* START *

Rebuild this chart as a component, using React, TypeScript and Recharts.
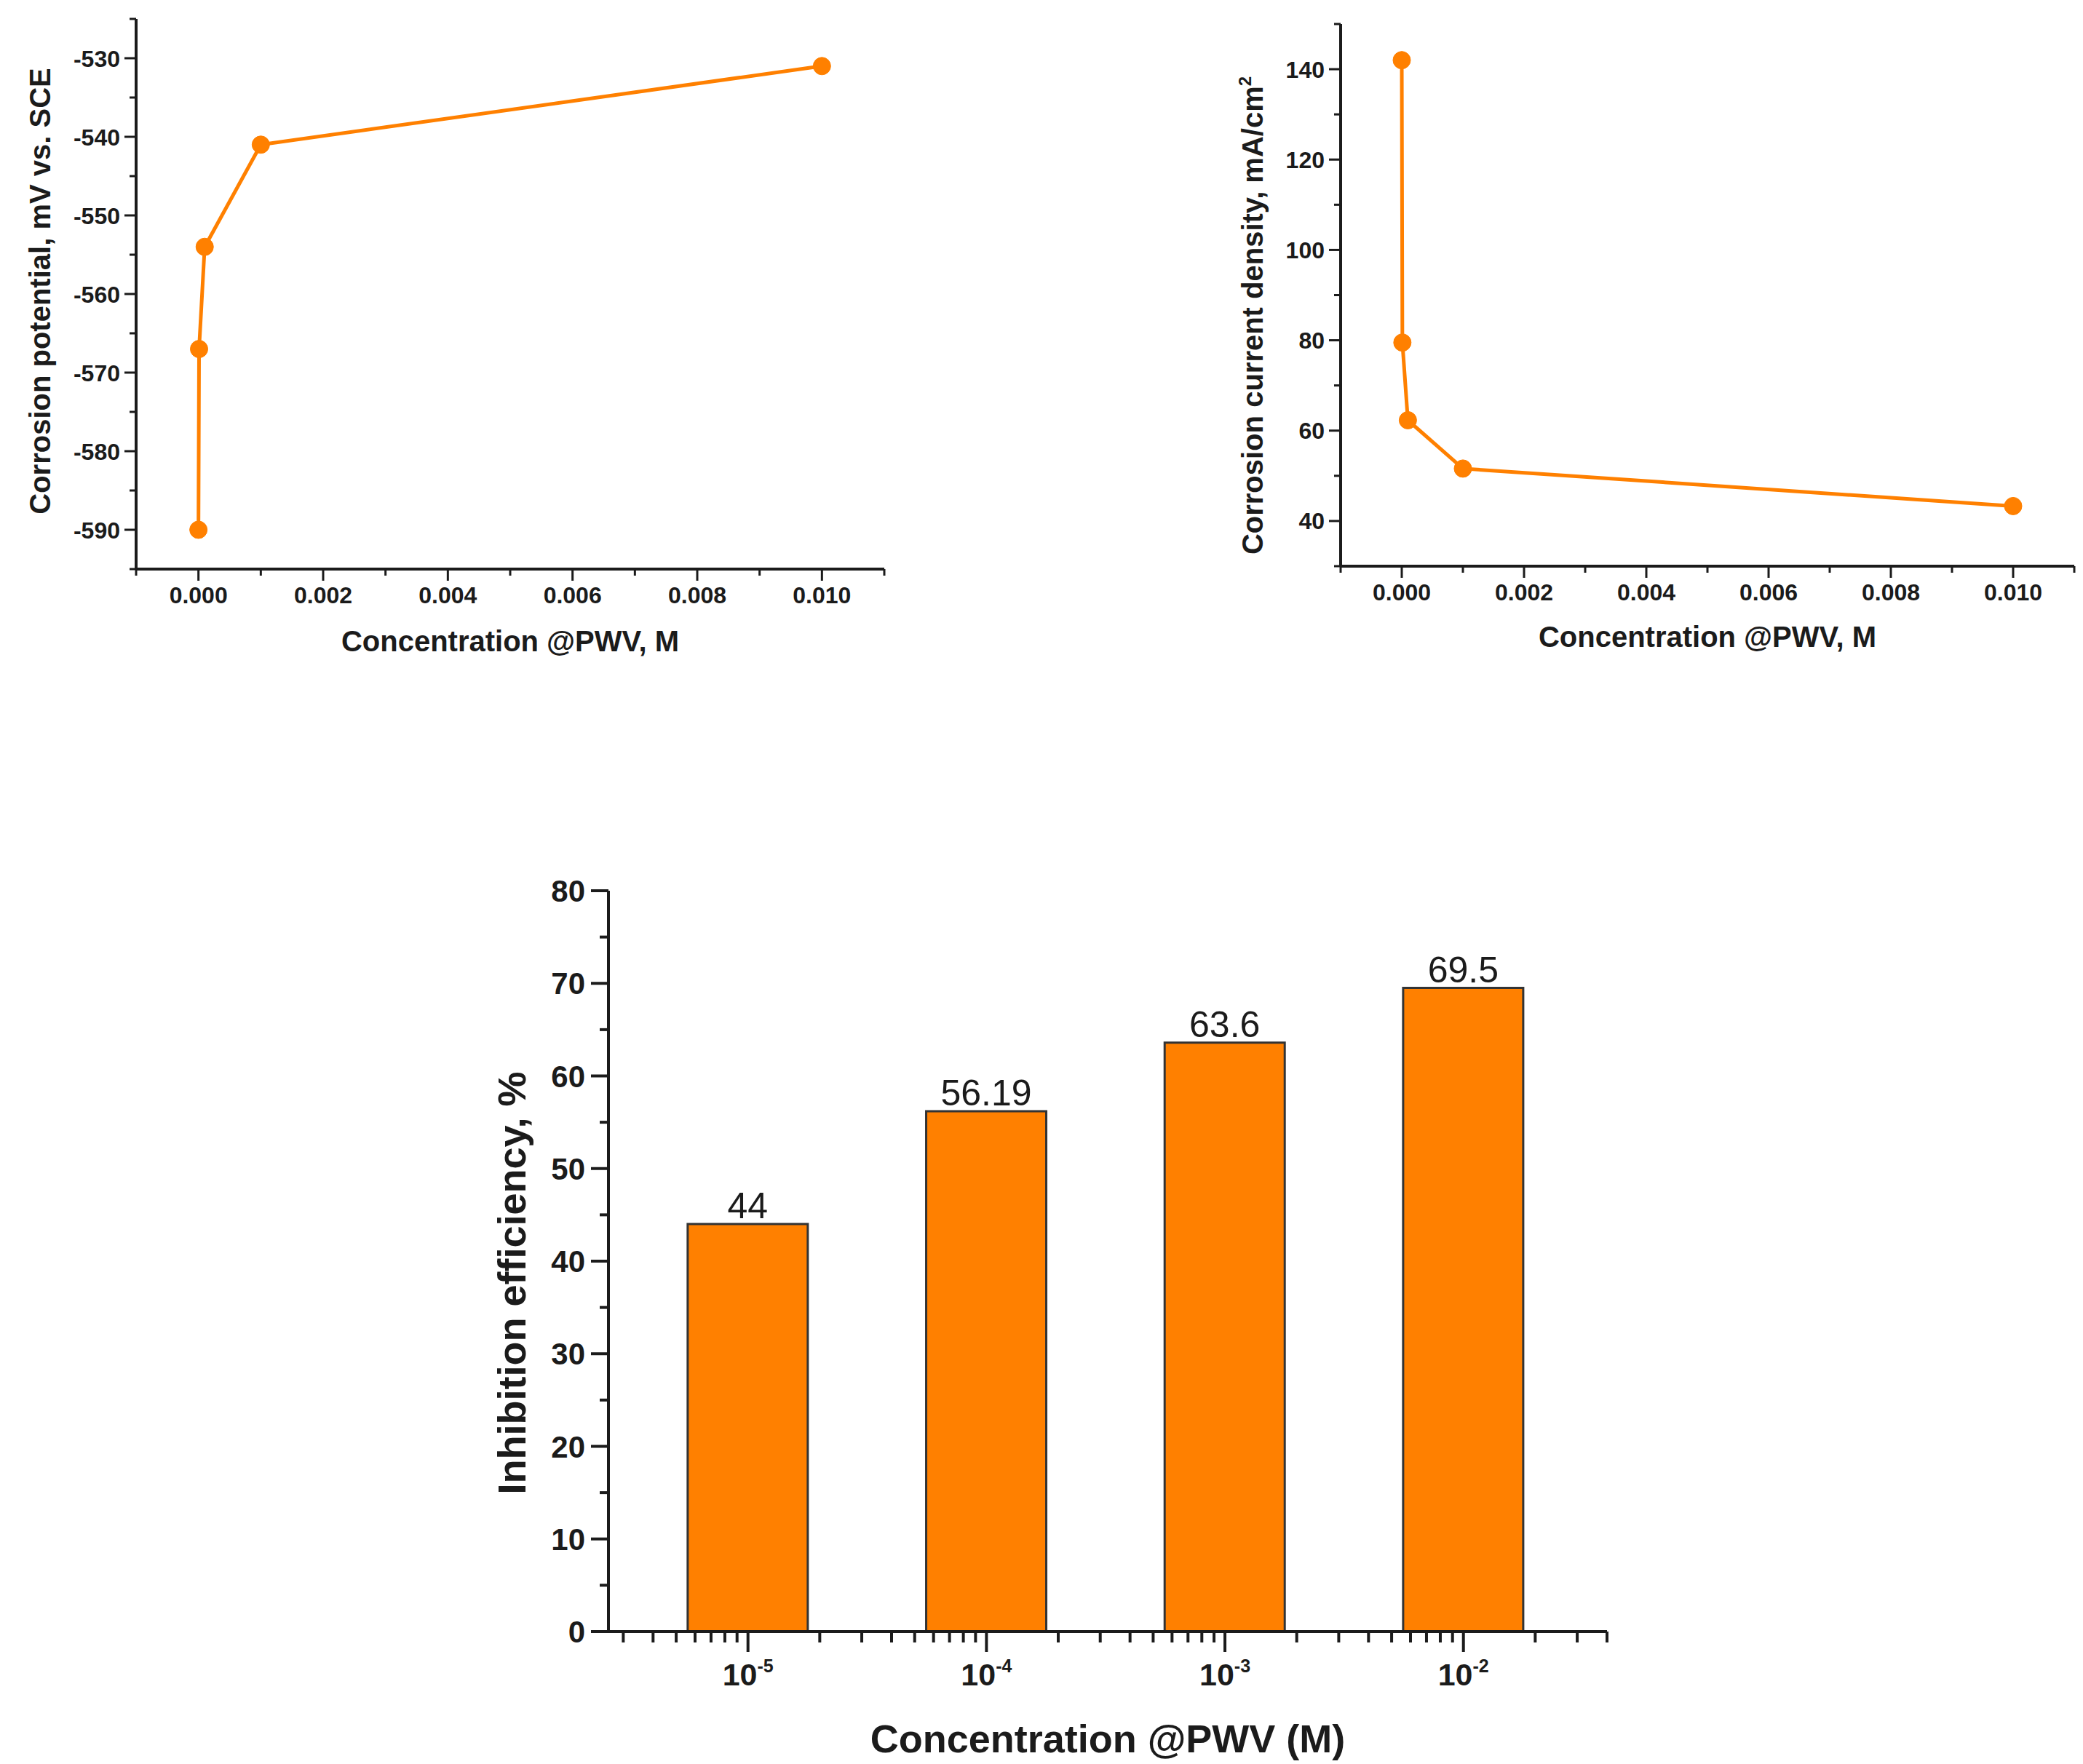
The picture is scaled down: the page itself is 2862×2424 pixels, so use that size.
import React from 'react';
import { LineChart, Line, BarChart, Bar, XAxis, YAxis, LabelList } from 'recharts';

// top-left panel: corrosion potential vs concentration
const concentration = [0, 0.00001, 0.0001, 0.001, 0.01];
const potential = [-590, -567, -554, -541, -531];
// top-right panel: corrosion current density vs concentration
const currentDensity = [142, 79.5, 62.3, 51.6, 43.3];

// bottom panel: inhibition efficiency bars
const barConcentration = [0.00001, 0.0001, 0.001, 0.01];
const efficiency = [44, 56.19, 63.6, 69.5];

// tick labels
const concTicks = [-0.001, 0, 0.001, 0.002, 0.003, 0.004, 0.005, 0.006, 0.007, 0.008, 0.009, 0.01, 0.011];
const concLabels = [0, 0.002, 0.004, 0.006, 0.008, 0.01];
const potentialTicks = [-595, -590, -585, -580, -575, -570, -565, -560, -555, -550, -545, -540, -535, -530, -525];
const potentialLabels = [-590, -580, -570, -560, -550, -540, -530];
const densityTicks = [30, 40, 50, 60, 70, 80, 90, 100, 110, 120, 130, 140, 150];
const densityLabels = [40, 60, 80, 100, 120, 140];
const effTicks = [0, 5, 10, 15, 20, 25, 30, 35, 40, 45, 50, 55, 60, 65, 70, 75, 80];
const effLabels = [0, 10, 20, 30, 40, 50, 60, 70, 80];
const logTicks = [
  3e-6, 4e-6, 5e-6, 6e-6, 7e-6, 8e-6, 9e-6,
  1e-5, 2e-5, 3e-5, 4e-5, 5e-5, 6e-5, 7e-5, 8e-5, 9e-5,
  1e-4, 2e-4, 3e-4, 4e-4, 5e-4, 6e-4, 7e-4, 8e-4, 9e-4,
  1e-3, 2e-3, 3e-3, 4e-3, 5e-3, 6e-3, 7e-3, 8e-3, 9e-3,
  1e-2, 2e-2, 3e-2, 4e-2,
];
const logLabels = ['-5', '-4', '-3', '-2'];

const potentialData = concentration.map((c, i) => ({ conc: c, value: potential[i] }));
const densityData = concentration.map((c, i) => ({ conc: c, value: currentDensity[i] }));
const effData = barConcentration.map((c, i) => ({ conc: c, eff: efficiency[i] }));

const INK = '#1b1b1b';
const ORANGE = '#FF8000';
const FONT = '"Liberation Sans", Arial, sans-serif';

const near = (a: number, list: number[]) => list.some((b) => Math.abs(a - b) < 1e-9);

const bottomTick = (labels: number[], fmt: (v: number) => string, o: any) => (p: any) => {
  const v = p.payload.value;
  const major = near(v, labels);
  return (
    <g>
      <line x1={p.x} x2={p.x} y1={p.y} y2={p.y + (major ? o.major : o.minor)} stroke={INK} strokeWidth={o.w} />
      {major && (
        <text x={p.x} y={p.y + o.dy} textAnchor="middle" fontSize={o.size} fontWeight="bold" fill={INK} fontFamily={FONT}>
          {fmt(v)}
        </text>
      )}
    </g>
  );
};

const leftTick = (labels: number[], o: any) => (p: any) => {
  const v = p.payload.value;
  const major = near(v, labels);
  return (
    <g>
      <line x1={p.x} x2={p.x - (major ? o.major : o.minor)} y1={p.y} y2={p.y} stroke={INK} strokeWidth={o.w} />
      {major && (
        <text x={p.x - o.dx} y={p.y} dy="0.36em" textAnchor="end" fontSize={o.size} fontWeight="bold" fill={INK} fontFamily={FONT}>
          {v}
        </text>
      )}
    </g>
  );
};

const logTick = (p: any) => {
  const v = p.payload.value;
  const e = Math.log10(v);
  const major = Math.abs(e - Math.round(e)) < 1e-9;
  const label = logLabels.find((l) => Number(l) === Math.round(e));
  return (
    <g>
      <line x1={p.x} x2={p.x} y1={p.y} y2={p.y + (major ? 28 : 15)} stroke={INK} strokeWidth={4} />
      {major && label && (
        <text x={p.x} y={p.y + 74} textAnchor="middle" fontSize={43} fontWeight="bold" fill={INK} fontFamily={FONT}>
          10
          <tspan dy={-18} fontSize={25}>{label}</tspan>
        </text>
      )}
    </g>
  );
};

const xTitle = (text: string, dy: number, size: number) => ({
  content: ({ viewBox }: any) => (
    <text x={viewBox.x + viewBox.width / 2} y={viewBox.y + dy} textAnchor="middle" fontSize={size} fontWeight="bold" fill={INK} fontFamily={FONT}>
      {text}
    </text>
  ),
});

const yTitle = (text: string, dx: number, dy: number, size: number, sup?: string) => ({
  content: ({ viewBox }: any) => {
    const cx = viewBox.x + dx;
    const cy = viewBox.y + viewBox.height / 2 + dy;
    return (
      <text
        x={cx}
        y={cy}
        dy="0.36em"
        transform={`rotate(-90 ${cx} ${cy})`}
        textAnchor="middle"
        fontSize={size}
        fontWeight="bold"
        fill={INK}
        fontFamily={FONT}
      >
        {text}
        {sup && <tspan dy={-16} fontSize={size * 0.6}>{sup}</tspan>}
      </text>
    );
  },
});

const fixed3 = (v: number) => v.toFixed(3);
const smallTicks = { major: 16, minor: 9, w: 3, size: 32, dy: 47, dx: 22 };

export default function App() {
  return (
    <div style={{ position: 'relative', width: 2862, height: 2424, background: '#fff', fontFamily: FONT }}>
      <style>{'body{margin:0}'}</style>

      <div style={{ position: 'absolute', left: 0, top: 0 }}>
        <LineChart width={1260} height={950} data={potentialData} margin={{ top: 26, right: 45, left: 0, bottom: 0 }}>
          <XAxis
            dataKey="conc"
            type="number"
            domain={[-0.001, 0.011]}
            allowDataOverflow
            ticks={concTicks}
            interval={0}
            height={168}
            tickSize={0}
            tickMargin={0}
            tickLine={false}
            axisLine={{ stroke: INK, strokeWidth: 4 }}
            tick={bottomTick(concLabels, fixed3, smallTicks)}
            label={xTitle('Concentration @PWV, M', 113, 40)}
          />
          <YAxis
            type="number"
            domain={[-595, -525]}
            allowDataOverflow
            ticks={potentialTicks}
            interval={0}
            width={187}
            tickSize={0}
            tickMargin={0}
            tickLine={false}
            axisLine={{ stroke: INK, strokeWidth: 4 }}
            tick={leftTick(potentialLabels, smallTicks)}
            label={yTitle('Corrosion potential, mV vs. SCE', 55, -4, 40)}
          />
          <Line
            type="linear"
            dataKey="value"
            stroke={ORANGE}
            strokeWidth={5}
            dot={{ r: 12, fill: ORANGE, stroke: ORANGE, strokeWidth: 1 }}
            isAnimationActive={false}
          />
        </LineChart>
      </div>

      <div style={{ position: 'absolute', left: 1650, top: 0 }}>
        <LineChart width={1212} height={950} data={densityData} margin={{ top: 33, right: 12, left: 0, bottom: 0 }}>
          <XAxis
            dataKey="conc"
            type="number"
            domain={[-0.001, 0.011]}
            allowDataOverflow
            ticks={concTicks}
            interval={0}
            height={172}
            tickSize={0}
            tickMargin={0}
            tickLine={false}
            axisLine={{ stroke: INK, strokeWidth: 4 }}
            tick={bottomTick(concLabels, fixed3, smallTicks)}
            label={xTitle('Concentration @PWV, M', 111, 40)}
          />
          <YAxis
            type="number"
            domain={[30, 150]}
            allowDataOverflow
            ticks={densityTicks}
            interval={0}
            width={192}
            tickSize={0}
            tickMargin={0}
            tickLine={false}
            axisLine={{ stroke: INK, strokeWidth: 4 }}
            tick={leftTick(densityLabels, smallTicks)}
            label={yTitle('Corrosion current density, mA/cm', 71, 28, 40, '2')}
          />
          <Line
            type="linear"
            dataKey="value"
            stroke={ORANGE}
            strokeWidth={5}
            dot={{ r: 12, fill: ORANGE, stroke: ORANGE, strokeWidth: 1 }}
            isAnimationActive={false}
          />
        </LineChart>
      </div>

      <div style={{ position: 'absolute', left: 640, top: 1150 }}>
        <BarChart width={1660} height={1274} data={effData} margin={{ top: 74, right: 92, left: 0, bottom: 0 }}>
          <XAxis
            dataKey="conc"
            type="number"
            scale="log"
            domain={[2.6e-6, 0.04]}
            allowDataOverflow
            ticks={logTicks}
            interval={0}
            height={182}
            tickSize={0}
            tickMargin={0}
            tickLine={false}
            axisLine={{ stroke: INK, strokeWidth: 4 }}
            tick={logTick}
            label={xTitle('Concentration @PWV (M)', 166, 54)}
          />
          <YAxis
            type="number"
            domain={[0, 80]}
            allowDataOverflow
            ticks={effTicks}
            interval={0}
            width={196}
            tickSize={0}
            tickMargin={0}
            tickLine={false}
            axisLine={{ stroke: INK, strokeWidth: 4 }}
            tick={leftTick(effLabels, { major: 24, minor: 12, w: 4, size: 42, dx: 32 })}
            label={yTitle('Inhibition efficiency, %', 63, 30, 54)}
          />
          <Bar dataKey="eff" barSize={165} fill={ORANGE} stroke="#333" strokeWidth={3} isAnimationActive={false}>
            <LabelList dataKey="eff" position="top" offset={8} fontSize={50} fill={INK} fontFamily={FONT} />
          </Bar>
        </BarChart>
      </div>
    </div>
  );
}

* END *

- Work to complete -
Begin with the line containing "The picture is", end with the line containing "const logLabels = ['-5', '-4', '-3', '-2'];", and repeat every line in that stretch exactly.

- Complete response -
The picture is scaled down: the page itself is 2862×2424 pixels, so use that size.
import React from 'react';
import { LineChart, Line, BarChart, Bar, XAxis, YAxis, LabelList } from 'recharts';

// top-left panel: corrosion potential vs concentration
const concentration = [0, 0.00001, 0.0001, 0.001, 0.01];
const potential = [-590, -567, -554, -541, -531];
// top-right panel: corrosion current density vs concentration
const currentDensity = [142, 79.5, 62.3, 51.6, 43.3];

// bottom panel: inhibition efficiency bars
const barConcentration = [0.00001, 0.0001, 0.001, 0.01];
const efficiency = [44, 56.19, 63.6, 69.5];

// tick labels
const concTicks = [-0.001, 0, 0.001, 0.002, 0.003, 0.004, 0.005, 0.006, 0.007, 0.008, 0.009, 0.01, 0.011];
const concLabels = [0, 0.002, 0.004, 0.006, 0.008, 0.01];
const potentialTicks = [-595, -590, -585, -580, -575, -570, -565, -560, -555, -550, -545, -540, -535, -530, -525];
const potentialLabels = [-590, -580, -570, -560, -550, -540, -530];
const densityTicks = [30, 40, 50, 60, 70, 80, 90, 100, 110, 120, 130, 140, 150];
const densityLabels = [40, 60, 80, 100, 120, 140];
const effTicks = [0, 5, 10, 15, 20, 25, 30, 35, 40, 45, 50, 55, 60, 65, 70, 75, 80];
const effLabels = [0, 10, 20, 30, 40, 50, 60, 70, 80];
const logTicks = [
  3e-6, 4e-6, 5e-6, 6e-6, 7e-6, 8e-6, 9e-6,
  1e-5, 2e-5, 3e-5, 4e-5, 5e-5, 6e-5, 7e-5, 8e-5, 9e-5,
  1e-4, 2e-4, 3e-4, 4e-4, 5e-4, 6e-4, 7e-4, 8e-4, 9e-4,
  1e-3, 2e-3, 3e-3, 4e-3, 5e-3, 6e-3, 7e-3, 8e-3, 9e-3,
  1e-2, 2e-2, 3e-2, 4e-2,
];
const logLabels = ['-5', '-4', '-3', '-2'];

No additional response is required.